A car's place is in the driveway, the garage or--if it is broken down--in the junkyard.
That was the message delivered last week by county planning officials, as they recommended approval of an ordinance that would prohibit drivers from parking cars in their front yards and reinforce an earlier law that bans homeowners from keeping old junkers on their properties.
The proposed ordinance won unanimous approval Thursday from the Los Angeles County Regional Planning Commission. The County Board of Supervisors is expected to consider it within a month. If approved, it would affect unincorporated communities from Bassett in the San Gabriel Valley to Lennox in the South Bay and Walnut Park in the Southeast area of the county.
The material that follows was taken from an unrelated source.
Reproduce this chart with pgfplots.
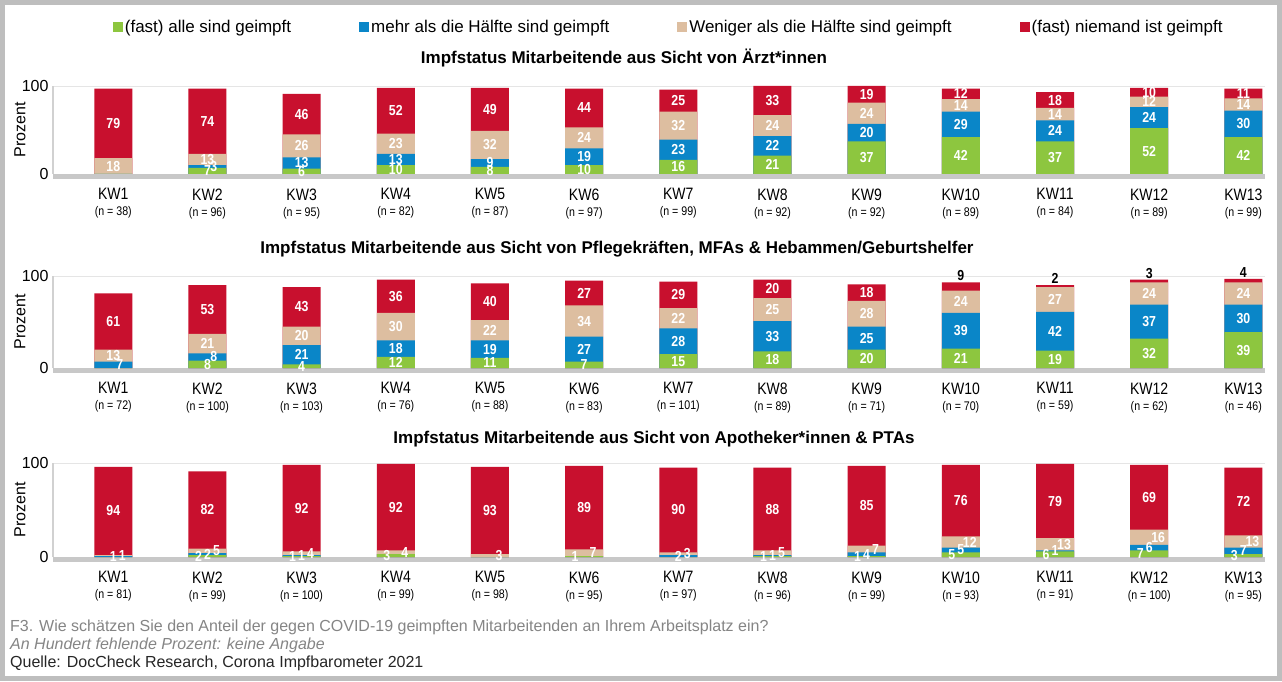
\documentclass[border=0pt]{standalone}
\usepackage{pgfplots}
\pgfplotsset{compat=1.18}
\usepackage{pgfplotstable}
\usepackage{fontspec}
\setmainfont{Liberation Sans}
\newfontfamily\cond[FakeStretch=0.85]{Liberation Sans}
\definecolor{cG}{HTML}{8DC63F}
\definecolor{cB}{HTML}{0A86C8}
\definecolor{cW}{HTML}{DDBEA0}
\definecolor{cR}{HTML}{C8102E}
\definecolor{cFrm}{HTML}{BEBEBE}
\definecolor{cBase}{HTML}{C8C8C8}
\definecolor{cFoot}{HTML}{858585}
\newcommand\legfont{\fontsize{17}{19}\selectfont}
\newcommand\ytfont{\fontsize{16}{18}\selectfont}
\newcommand\kwfont{\cond\fontsize{16.5}{18}\selectfont}
\newcommand\nfont{\fontsize{12.5}{13}\selectfont}
\newcommand\lblfont{\cond\fontsize{14.5}{15}\selectfont\bfseries}
\newcommand\ttlfont{\fontsize{17}{19}\selectfont\bfseries}
\newcommand\footfont{\fontsize{16}{18}\selectfont}
\newcommand\kw[2]{KW#1\\[-2pt]{\nfont(n = #2)}}

\pgfplotstableread{
x g b w r
1 0 0 18 79
2 7 3 13 74
3 6 13 26 46
4 10 13 23 52
5 8 9 32 49
6 10 19 24 44
7 16 23 32 25
8 21 22 24 33
9 37 20 24 19
10 42 29 14 12
11 37 24 14 18
12 52 24 12 10
13 42 30 14 11
}\dA
\pgfplotstableread{
x g b w r
1 0 7 13 61
2 8 8 21 53
3 4 21 20 43
4 12 18 30 36
5 11 19 22 40
6 7 27 34 27
7 15 28 22 29
8 18 33 25 20
9 20 25 28 18
10 21 39 24 9
11 19 42 27 2
12 32 37 24 3
13 39 30 24 4
}\dB
\pgfplotstableread{
x g b w r
1 0 1 1 94
2 2 2 5 82
3 1 1 4 92
4 3 0 4 92
5 0 0 3 93
6 1 0 7 89
7 0 2 3 90
8 1 1 5 88
9 1 4 7 85
10 5 5 12 76
11 6 1 13 79
12 7 6 16 69
13 3 7 13 72
}\dC

\pgfplotsset{
  sq/.style={legend image code/.code={\fill[##1] (0pt,-5pt) rectangle (10pt,5pt);}},
  bars/.style={ybar, bar width=38pt, bar shift=0pt, draw=none, fill=#1, forget plot},
  lbl/.style={draw=none, mark=none, forget plot, point meta=explicit symbolic,
    nodes near coords={\ifnum\pgfplotspointmeta>0 \pgfplotspointmeta\fi},
    nodes near coords style={font=\lblfont, text=white, anchor=center, inner sep=0pt, xshift=#1}},
  lblB/.style={draw=none, mark=none, forget plot, point meta=explicit symbolic,
    nodes near coords={\ifnum\pgfplotspointmeta>0 \ifnum\pgfplotspointmeta<\bthr\relax\makebox[0pt][l]{\hspace{3pt}\pgfplotspointmeta}\else\pgfplotspointmeta\fi\fi},
    nodes near coords style={font=\lblfont, text=white, anchor=center, inner sep=0pt}},
  lblR/.style={draw=none, mark=none, forget plot, point meta=explicit symbolic,
    nodes near coords={\ifnum\pgfplotspointmeta<10 \color{black}\fi\pgfplotspointmeta},
    nodes near coords style={font=\lblfont, text=white, anchor=center, inner sep=0pt}},
  panel/.style={
    scale only axis, width=1212pt, anchor=south west,
    xmin=0.36, xmax=13.23, ymin=0, ymax=100,
    xtick={1,...,13}, ytick={0,100},
    ymajorgrids, grid style={line width=0.8pt, color=black!10},
    axis x line*=bottom, axis y line*=left,
    x axis line style={cBase, line width=5pt, -, yshift=-2.5pt},
    y axis line style={black!18, line width=1.5pt, -},
    major tick length=0pt,
    /pgf/number format/assume math mode=true,
    yticklabel style={font=\ytfont, xshift=-1pt},
    xticklabel style={font=\kwfont, align=center, yshift=-11pt},
    ylabel={Prozent},
    every axis y label/.style={at={(rel axis cs:0,0.5)}, xshift=-33pt, rotate=90, anchor=center, font=\ytfont},
    clip=false,
  },
}
% #1 table, #2 and #3 horizontal shifts of the green and beige labels
\newcommand\panelplots[3]{%
  \addplot[bars=cR] table[x=x, y expr=\thisrow{g}+\thisrow{b}+\thisrow{w}+\thisrow{r}] {#1};
  \addplot[bars=cW] table[x=x, y expr=\thisrow{g}+\thisrow{b}+\thisrow{w}] {#1};
  \addplot[bars=cB] table[x=x, y expr=\thisrow{g}+\thisrow{b}] {#1};
  \addplot[bars=cG] table[x=x, y=g] {#1};
  \addplot[lbl=#2] table[x=x, y expr=\thisrow{g}/2, meta=g] {#1};
  \addplot[lblB] table[x=x, y expr=\thisrow{g}+\thisrow{b}/2, meta=b] {#1};
  \addplot[lbl=#3] table[x=x, y expr=\thisrow{g}+\thisrow{b}+\thisrow{w}/2, meta=w] {#1};
  \addplot[lblR] table[x=x, y expr={\thisrow{r}<9.5 ? \thisrow{g}+\thisrow{b}+\thisrow{w}+\thisrow{r}+7 : \thisrow{g}+\thisrow{b}+\thisrow{w}+\thisrow{r}/2}, meta=r] {#1};
}

\begin{document}
\begin{tikzpicture}[x=1pt,y=1pt]
\useasboundingbox (0,0) rectangle (1282,681);
\fill[white] (0,0) rectangle (1282,681);

\def\bthr{9}
\begin{axis}[panel, at={(53pt,507pt)}, height=88pt,
  xticklabels={\kw{1}{38},\kw{2}{96},\kw{3}{95},\kw{4}{82},\kw{5}{87},\kw{6}{97},\kw{7}{99},\kw{8}{92},\kw{9}{92},\kw{10}{89},\kw{11}{84},\kw{12}{89},\kw{13}{99}},
  legend style={at={(0.508,1.67)}, anchor=center, draw=none, fill=none, font=\legfont, legend columns=4,
    /tikz/every even column/.append style={column sep=66pt}},
]
\panelplots{\dA}{0pt}{0pt}
\addlegendimage{sq, fill=cG, draw=none}
\addlegendimage{sq, fill=cB, draw=none}
\addlegendimage{sq, fill=cW, draw=none}
\addlegendimage{sq, fill=cR, draw=none}
\legend{(fast) alle sind geimpft, mehr als die Hälfte sind geimpft, Weniger als die Hälfte sind geimpft, (fast) niemand ist geimpft}
\end{axis}

\begin{axis}[panel, at={(53pt,313pt)}, height=92pt,
  xticklabels={\kw{1}{72},\kw{2}{100},\kw{3}{103},\kw{4}{76},\kw{5}{88},\kw{6}{83},\kw{7}{101},\kw{8}{89},\kw{9}{71},\kw{10}{70},\kw{11}{59},\kw{12}{62},\kw{13}{46}},
]
\panelplots{\dB}{0pt}{0pt}
\end{axis}

\begin{axis}[panel, at={(53pt,124pt)}, height=94pt,
  xticklabels={\kw{1}{81},\kw{2}{99},\kw{3}{100},\kw{4}{99},\kw{5}{98},\kw{6}{95},\kw{7}{97},\kw{8}{96},\kw{9}{99},\kw{10}{93},\kw{11}{91},\kw{12}{100},\kw{13}{95}},
]
\def\bthr{0}
\panelplots{\dC}{-9pt}{9pt}
\end{axis}

\node[font=\ttlfont] at (624,623) {Impfstatus Mitarbeitende aus Sicht von Ärzt*innen};
\node[font=\ttlfont] at (617,432) {Impfstatus Mitarbeitende aus Sicht von Pflegekräften, MFAs \& Hebammen/Geburtshelfer};
\node[font=\ttlfont] at (654,242) {Impfstatus Mitarbeitende aus Sicht von Apotheker*innen \& PTAs};

\node[anchor=west, font=\footfont, text=cFoot, inner sep=0pt] at (10,54) {F3. Wie schätzen Sie den Anteil der gegen COVID-19 geimpften Mitarbeitenden an Ihrem Arbeitsplatz ein?};
\node[anchor=west, font=\footfont\itshape, text=cFoot, inner sep=0pt] at (10,36) {An Hundert fehlende Prozent: keine Angabe};
\node[anchor=west, font=\footfont, text=black!85, inner sep=0pt] at (10,18) {Quelle: DocCheck Research, Corona Impfbarometer 2021};

\draw[cFrm, line width=5pt] (2.5,2.5) rectangle (1279.5,678.5);
\end{tikzpicture}
\end{document}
Keeping junk cars and parking on the front lawn have been viewed in some circles as property rights. But homeowners' associations and realtors argue that the practices are tacky and hurt property values.
Members of the Walnut Park Community Assn. said they have been complaining for more than five years to the county, the Sheriff's Department and, finally, to the Department of Regional Planning.
"At some houses, there are junk cars parked one right after another from the back of the property right out to the street," said Floyd Dominguez, president of the community group. "Some of them have pickup trucks with differentials and other junk sticking out. It looks terrible."
Dominguez said his group learned that neighboring cities had laws to control where vehicles are parked but that county statutes were not as well spelled out.
Although the county code prohibits property owners from keeping "inoperable" vehicles on their properties, the term was never defined. Prosecutors had a difficult time enforcing inoperable-vehicle citations because the law was not clear, Deputy Dist. Atty. John Bax said.
The ordinance recommended by the commission last week defines such a vehicle as any that cannot operate legally on a state highway. It also specifically bans parking cars, whether broken down or brand new, in front yards.
Car enthusiasts protested the proposed ordinance earlier this year. They said the ban on inoperable vehicles would prevent them from pursuing a legitimate hobby: rebuilding and restoring classic cars.
County planners responded by including in the ordinance an exemption for historic or special-interest vehicles.
Ray Beggs of the Assn. of California Car Clubs told the commission Thursday that the exemption satisfies most of the concerns of car collectors. Beggs said he remains concerned that some county code enforcement officers may not be able to distinguish a collector's car that is under repair from a clunker.
"A lot of the success of the ordinance will depend on the discretion exercised by the individual inspectors," Beggs said.
Commissioner Lee Strong said he is worried that the exemption will permit those with broken down cars to avoid citations by claiming the cars are historic or special vehicles.
"We are making changes for every little group," Strong said, "and, unfortunately, we are creating an ordinance that isn't any better than what we already have."
Bax said inoperable cars are a problem in all of the county's unincorporated communities.
Under the proposed ordinance, penalties would remain the same as they are under existing law. Offenders are issued a citation, with a fine of about $100, on the first offense. Penalties increase after that. A misdemeanor charge, with a maximum $1,000 fine and six months in jail, can be filed on issuance of the third citation.